Mas, afinal, o que é idioleto?

Vejamos:

Aurélio: Idioleto: S.m. E. Ling. 1. A fala de um único indivíduo.

Houaiss (definição mais barroca):

Idioleto: Sistema lingüístico de um único indivíduo, que reflete suas características pessoais, os estímulos a que foi submetido, sua biografia etc. (Pertence ao campo da langue, e não da parole, porque trata de particularidades lingüísticas constantes, não fortuitas. Depreendido de dialeto.)

II Nuovo ZINGARELLI – Vocabolario della Lingua Italiana:

Idiolétto: L'insieme degli usi di una lingua carateristtico di un dato individuo, in un determinato momento.

The Oxford Companion to the English Language:

Idiolect: (1940. From greek, idios personal, and -lect as in dialect.) In linguistics, the language special to an individual, "personal dialect".

The Cambridge Encyclopedia of Language. David Crystal:

Idiolect: Probably no two people are identical in the way they use language or react to the usage of others.

A Supplement to the Oxford English Dictionary:

Idiolect: 1948. B.Bloch in Languages XXIV. 7. The totality of the possible utterances of one speaker at one time in using one language to interact with other speaker is an idiolect.

Diccionario de Uso del Español Actual:

Idiolecto: En lingüístico, modo característico que cada hablante tiene de emplear su lengua.

(Importante, deputado: o prefácio deste dicionário é de Gabriel García Márquez. Vale a pena ler.)

1948. Archivum linguisticum:

Idioletical diversity is an inevitable result of the productivity inherent in every single individual linguistic habits.

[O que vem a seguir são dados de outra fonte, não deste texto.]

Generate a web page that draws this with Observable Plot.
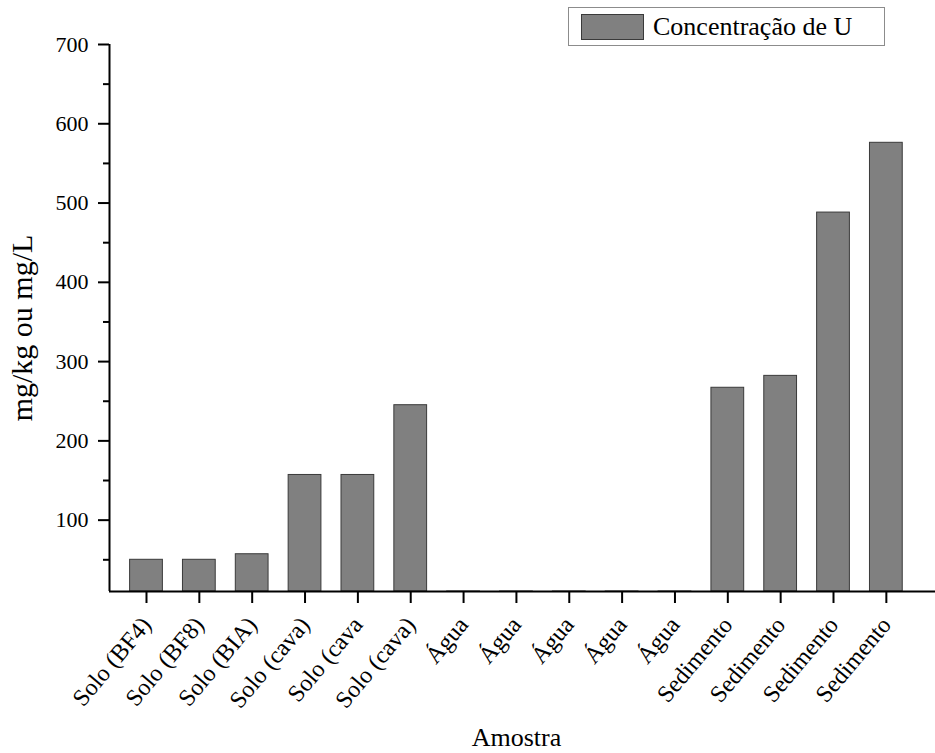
<!DOCTYPE html>
<html>
<head>
<meta charset="utf-8">
<script src="https://cdn.jsdelivr.net/npm/d3@7"></script>
<script src="https://cdn.jsdelivr.net/npm/@observablehq/plot@0.6"></script>
<style>
  body { margin: 0; background: #fff; }
  #chart { position: relative; width: 935px; height: 753px; font-family: "Liberation Serif", "Times New Roman", serif; }
  #chart svg { display: block; }
  #chart svg, #chart svg text { font-family: "Liberation Serif", "Times New Roman", serif !important; }
  .legend {
    position: absolute; left: 568px; top: 7px; width: 317px; height: 39px;
    box-sizing: border-box; border: 1px solid #8c8c8c; background: #fff;
    display: flex; align-items: center; padding-left: 12px;
    font-family: "Liberation Serif", "Times New Roman", serif; font-size: 26px; color: #000;
  }
  .legend .swatch { width: 63px; height: 26px; box-sizing: border-box; background: #808080; border: 1px solid #3a3a3a; margin-right: 9px; }
</style>
</head>
<body>
<div id="chart"></div>
<script>
// Samples (x categories) and their uranium concentration
const samples = [
  "Solo (BF4)", "Solo (BF8)", "Solo (BIA)", "Solo (cava)", "Solo (cava", "Solo (cava)",
  "Água", "Água", "Água", "Água", "Água",
  "Sedimento", "Sedimento", "Sedimento", "Sedimento"
];
const concentrations = [50, 50, 57, 157, 157, 245, 0, 0, 0, 0, 0, 267, 282, 488, 576];

// Axis settings
const yDomain = [10, 700];
const yTicks = [100, 200, 300, 400, 500, 600, 700];
const yMinorTicks = [50, 150, 250, 350, 450, 550, 650];
const xDomain = [-0.7, 14.93];
const barWidth = 0.62;

const rows = samples.map((sample, i) => ({ i, sample, value: concentrations[i] }));

const chart = Plot.plot({
  width: 935,
  height: 753,
  marginTop: 44,
  marginBottom: 162,
  marginLeft: 109,
  marginRight: 0,
  style: { fontFamily: "Liberation Serif, serif", fontSize: "22px", color: "#000", background: "#fff" },
  x: { domain: xDomain },
  y: { domain: yDomain },
  marks: [
    Plot.rectY(rows, {
      x1: d => d.i - barWidth / 2,
      x2: d => d.i + barWidth / 2,
      y1: yDomain[0],
      y2: "value",
      fill: "#808080",
      stroke: "#3a3a3a",
      strokeWidth: 1,
      clip: true
    }),
    // axis lines
    Plot.ruleX([xDomain[0]], { y1: yDomain[0], y2: yDomain[1], stroke: "#000", strokeWidth: 2 }),
    Plot.ruleY([yDomain[0]], { stroke: "#000", strokeWidth: 2 }),
    // y axis
    Plot.axisY({ ticks: yMinorTicks, tickSize: 6, tickFormat: () => "", label: null, strokeWidth: 2 }),
    Plot.axisY({ ticks: yTicks, tickSize: 11, tickPadding: 10, tickFormat: d => String(d), label: null, strokeWidth: 2, fontSize: 22 }),
    // x axis
    Plot.axisX({
      ticks: d3.range(samples.length),
      tickSize: 12,
      tickPadding: 17,
      tickRotate: -50,
      tickFormat: i => samples[i],
      label: null,
      strokeWidth: 2,
      fontSize: 24
    }),
    // axis titles
    Plot.text(["Amostra"], { frameAnchor: "bottom", dx: -6, dy: 146, lineAnchor: "middle", textAnchor: "middle", fontSize: 26 }),
    Plot.text(["mg/kg ou mg/L"], { frameAnchor: "left", rotate: -90, dx: -87, dy: 10, lineAnchor: "middle", textAnchor: "middle", fontSize: 30 })
  ]
});

const container = document.getElementById("chart");
container.append(chart);

const legend = document.createElement("div");
legend.className = "legend";
legend.innerHTML = '<span class="swatch"></span><span>Concentração de U</span>';
container.append(legend);
</script>
</body>
</html>
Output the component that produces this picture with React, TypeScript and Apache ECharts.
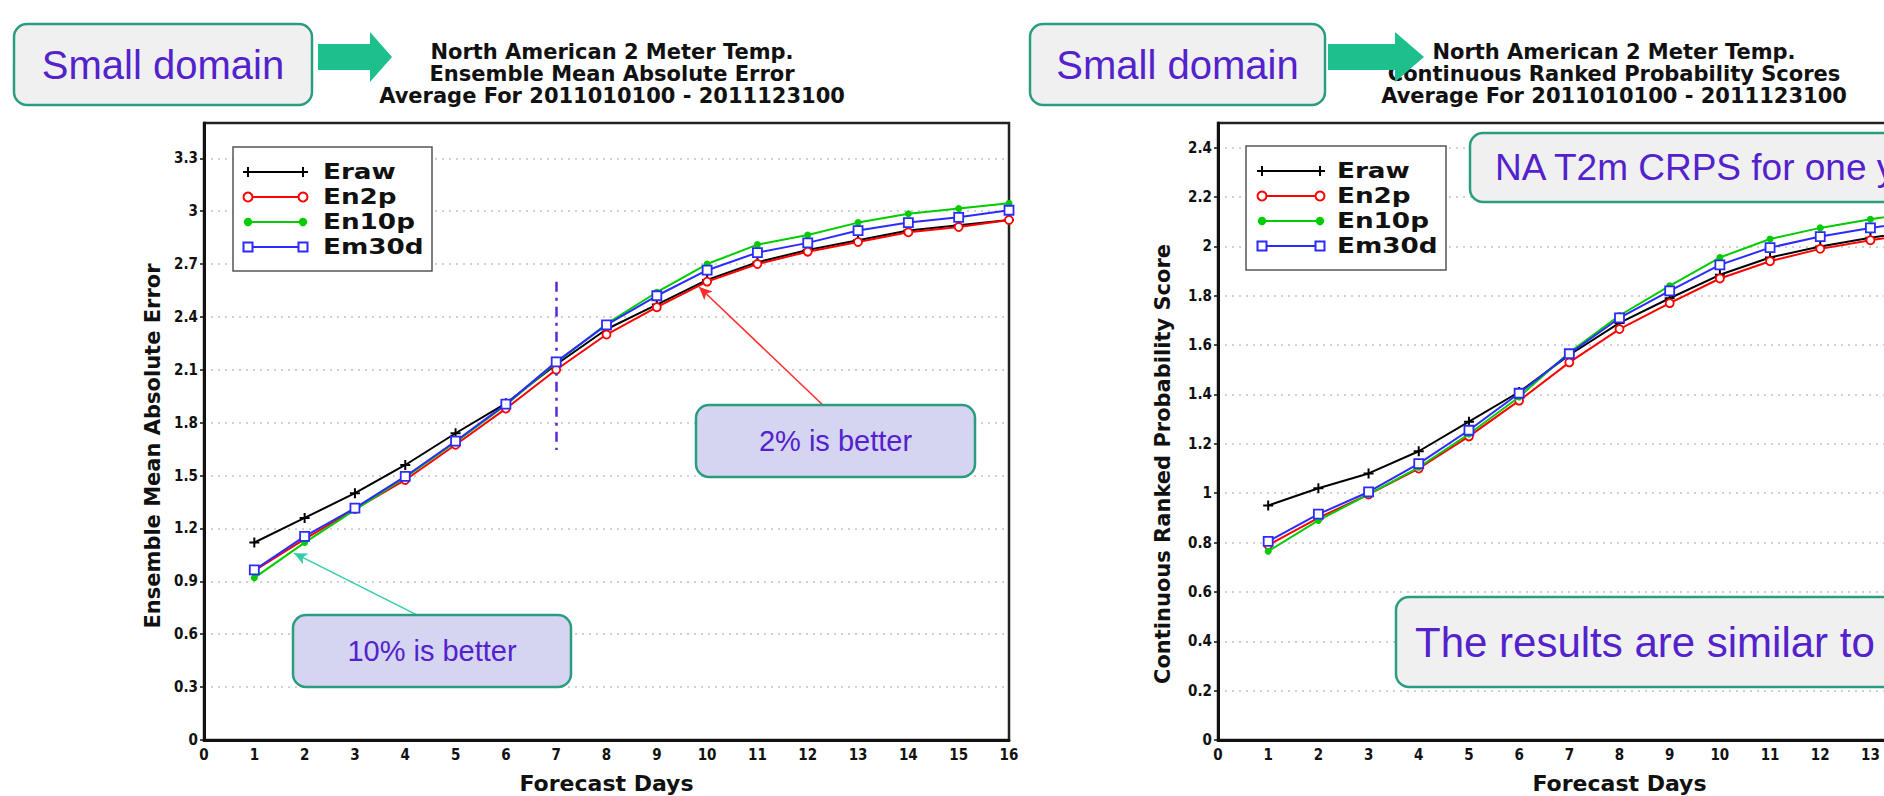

P.S. Ah, deputado José Aldo Rebelo, vossa advogada, Dra. Zilah Joly, na página 7, linha 6, antepenúltima palavra da linha, de vosso brilhante arrazoado, usa à (a craseado), que mostra certo desconhecimento da língua normatizada. Eu não ligo não, defendo mesmo a tese de que a crase não existe em português do Brasil, mas tem gente no foro que repara.